Por isso não duvido que a expressão se ajusta perfeitamente a paulo portas, quando vem reivindicar mil seiscentos e quarentas e relógios desacertados para pretender cavalgar a propósito da saída da troika.
Mas, como o defende José Vítor Malheiros no artigo de opinião ontem inserido no «Público» («Não ao Colaboracionismo»), existem períodos históricos em que se justifica a adesão a orgulhos patrióticos a fim de expulsar os colaboracionistas que servem de espantalhos aos interesses estrangeiros. Por exemplo os movimentos de Resistência nos países ocupados pelas tropas nazis são disso a ilustração mais óbvia.

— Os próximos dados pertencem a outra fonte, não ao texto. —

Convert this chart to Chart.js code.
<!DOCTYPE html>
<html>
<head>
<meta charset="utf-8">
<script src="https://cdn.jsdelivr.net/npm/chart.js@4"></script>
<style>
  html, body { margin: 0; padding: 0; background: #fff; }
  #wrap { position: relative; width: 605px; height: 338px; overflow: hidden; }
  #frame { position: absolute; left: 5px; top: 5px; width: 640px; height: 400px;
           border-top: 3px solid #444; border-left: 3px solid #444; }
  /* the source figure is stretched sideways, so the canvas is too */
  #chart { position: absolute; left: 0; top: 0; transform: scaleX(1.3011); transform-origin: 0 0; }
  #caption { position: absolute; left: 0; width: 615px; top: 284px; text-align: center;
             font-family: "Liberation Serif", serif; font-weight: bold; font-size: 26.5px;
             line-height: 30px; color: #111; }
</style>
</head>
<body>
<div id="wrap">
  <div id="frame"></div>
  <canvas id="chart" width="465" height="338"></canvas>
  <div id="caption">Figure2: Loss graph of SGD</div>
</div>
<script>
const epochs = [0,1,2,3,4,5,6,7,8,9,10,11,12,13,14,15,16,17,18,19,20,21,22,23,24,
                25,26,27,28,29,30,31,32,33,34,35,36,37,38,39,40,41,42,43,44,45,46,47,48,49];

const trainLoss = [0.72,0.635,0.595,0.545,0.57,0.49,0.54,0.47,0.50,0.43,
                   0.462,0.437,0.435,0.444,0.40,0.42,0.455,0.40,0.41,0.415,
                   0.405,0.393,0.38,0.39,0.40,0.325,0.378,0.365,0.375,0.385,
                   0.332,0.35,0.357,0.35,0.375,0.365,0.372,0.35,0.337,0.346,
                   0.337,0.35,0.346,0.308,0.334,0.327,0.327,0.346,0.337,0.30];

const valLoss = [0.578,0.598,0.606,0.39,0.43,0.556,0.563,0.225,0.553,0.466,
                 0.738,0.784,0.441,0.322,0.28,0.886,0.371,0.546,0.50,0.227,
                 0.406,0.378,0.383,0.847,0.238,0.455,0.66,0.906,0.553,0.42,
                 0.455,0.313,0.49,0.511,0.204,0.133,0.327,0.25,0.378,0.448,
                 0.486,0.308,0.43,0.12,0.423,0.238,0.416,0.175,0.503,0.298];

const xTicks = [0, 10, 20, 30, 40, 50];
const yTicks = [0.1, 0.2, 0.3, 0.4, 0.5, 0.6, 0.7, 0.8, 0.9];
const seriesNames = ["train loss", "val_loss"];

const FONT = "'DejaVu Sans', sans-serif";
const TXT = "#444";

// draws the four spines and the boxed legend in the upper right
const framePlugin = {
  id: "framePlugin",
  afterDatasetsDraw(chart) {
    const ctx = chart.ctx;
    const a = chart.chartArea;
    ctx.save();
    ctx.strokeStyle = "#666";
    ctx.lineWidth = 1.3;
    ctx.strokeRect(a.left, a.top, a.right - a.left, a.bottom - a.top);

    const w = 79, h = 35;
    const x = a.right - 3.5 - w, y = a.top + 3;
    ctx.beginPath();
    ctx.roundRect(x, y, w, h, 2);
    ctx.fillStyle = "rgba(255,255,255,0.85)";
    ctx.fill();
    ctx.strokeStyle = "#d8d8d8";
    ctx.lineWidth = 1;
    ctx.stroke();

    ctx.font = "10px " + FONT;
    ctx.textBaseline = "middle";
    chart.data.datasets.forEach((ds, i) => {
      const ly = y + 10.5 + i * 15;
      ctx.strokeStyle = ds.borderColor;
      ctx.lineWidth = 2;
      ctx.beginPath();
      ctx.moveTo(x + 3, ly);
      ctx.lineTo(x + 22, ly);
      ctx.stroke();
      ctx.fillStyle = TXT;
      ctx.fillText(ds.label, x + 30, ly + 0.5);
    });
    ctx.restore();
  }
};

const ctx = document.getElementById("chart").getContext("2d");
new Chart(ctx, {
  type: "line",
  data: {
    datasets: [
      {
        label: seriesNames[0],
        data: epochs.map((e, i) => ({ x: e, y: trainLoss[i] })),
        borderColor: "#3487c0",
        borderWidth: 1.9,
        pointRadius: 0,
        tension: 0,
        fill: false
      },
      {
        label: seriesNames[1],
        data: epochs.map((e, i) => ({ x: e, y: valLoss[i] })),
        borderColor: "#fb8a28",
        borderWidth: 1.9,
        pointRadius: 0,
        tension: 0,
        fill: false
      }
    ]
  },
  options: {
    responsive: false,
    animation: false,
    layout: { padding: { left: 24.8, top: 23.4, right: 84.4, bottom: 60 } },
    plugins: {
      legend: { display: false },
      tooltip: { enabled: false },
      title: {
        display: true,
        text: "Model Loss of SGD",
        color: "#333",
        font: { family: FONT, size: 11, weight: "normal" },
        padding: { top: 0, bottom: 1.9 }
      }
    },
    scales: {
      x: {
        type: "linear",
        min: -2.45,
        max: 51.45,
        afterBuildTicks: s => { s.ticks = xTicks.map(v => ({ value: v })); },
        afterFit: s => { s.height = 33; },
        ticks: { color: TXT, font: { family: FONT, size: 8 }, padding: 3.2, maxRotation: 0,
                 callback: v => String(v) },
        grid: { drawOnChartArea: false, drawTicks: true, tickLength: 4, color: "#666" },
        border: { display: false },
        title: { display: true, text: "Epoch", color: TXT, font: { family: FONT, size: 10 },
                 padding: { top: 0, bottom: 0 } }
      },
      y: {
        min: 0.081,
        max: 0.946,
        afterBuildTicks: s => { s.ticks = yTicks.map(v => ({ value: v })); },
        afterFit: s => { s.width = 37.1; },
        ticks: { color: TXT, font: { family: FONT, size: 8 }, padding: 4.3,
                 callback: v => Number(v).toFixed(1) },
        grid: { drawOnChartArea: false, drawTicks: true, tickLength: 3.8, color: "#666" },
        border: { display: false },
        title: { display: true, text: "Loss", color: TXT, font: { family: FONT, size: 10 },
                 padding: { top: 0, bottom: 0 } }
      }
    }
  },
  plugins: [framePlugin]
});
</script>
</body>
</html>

Ora, hoje, mesmo não estando sob ocupação militar “vivemos há três anos sob outro tipo de ocupação, virtual, comandada à distância, por potências financeiras sem nome e sem cara, que ditam os nossos destinos.”
É em nome dessa ocupação que “as necessidades e os desejos da população são subalternizados perante interesses que lhe são alheios, onde o património nacional e o património pessoal dos cidadãos são pilhados e exportados pelas potências ocupantes, onde o contrato social é vilipendiado como coisa desprezável, onde um governo colaboracionista atribui um estatuto sagrado aos seus deveres de obediência perante a potência ocupante mas renega as suas obrigações perante os cidadãos, onde um número crescente de cidadãos é atirado para a miséria e para a carência e impossibilitado de exercer a sua cidadania. “
O Manifesto dos 74 veio corresponder ao mesmo tipo de preocupação que, há setenta anos, unia personalidades de direita e de esquerda para obterem a libertação dos seus países da ocupação militar alemã. Por isso, os seus subscritores vieram demonstrar que o país está preparado para um grande consenso nacional totalmente oposto ao proposto pelos colaboracionistas passistas e cavaquistas, e capaz de iniciar o processo de libertação da pesada canga, que veio sobrecarregar os portugueses sob a forma de uma dívida soberana impossível de pagar nos termos com que os credores pretendem ver-se ressarcidos.
Continua José Vítor Malheiros: “O Manifesto dos 74 mostra que há quem ponha o interesse dos portugueses acima do interesse dos mercados financeiros e quem coloque a soberania do povo acima do poder sem rosto do dinheiro. O Manifesto dos 74 mostra que há, da esquerda à direita, quem não ceda ao colaboracionismo, por diferentes que possam ser as suas visões da sociedade. Este manifesto é, por isso, um importante passo para salvar a honra perdida da política, prostituída pelo Governo, e para restaurar a imagem da democracia, vítima da violação coletiva quotidiana do PSD e do CDS.”
Não espanta que, quem neste episódio revelou verdadeiro patriotismo, tenha visto atiçar-se contra si a raiva dos traidores. Os colaboracionistas sempre detestaram ver-se desmascarados na sua verdadeira natureza.
José Vítor Malheiros conclui o seu texto lamentando que o Manifesto não tenha sido emanado de um ou mais partidos, mas trata-se de algo de inócuo no momento atual. Os consensos podem criar-se de fora para se imporem depois à agenda interna de quem terá a responsabilidade política de os traduzir em atos. Ora o mais certo é não tardar muito a firme reivindicação do que ali se propõe por parte da maioria dos partidos representados na Assembleia. Até por aqueles que, hoje verberando o Manifesto, dele se quererão apossar quando o virem como ferramenta essencial para caçarem votos aos eleitores.
Caberá então a estes ajuizarem, com maior argúcia do que há três anos atrás, quem pode ser merecedor da sua desconfiada confiança!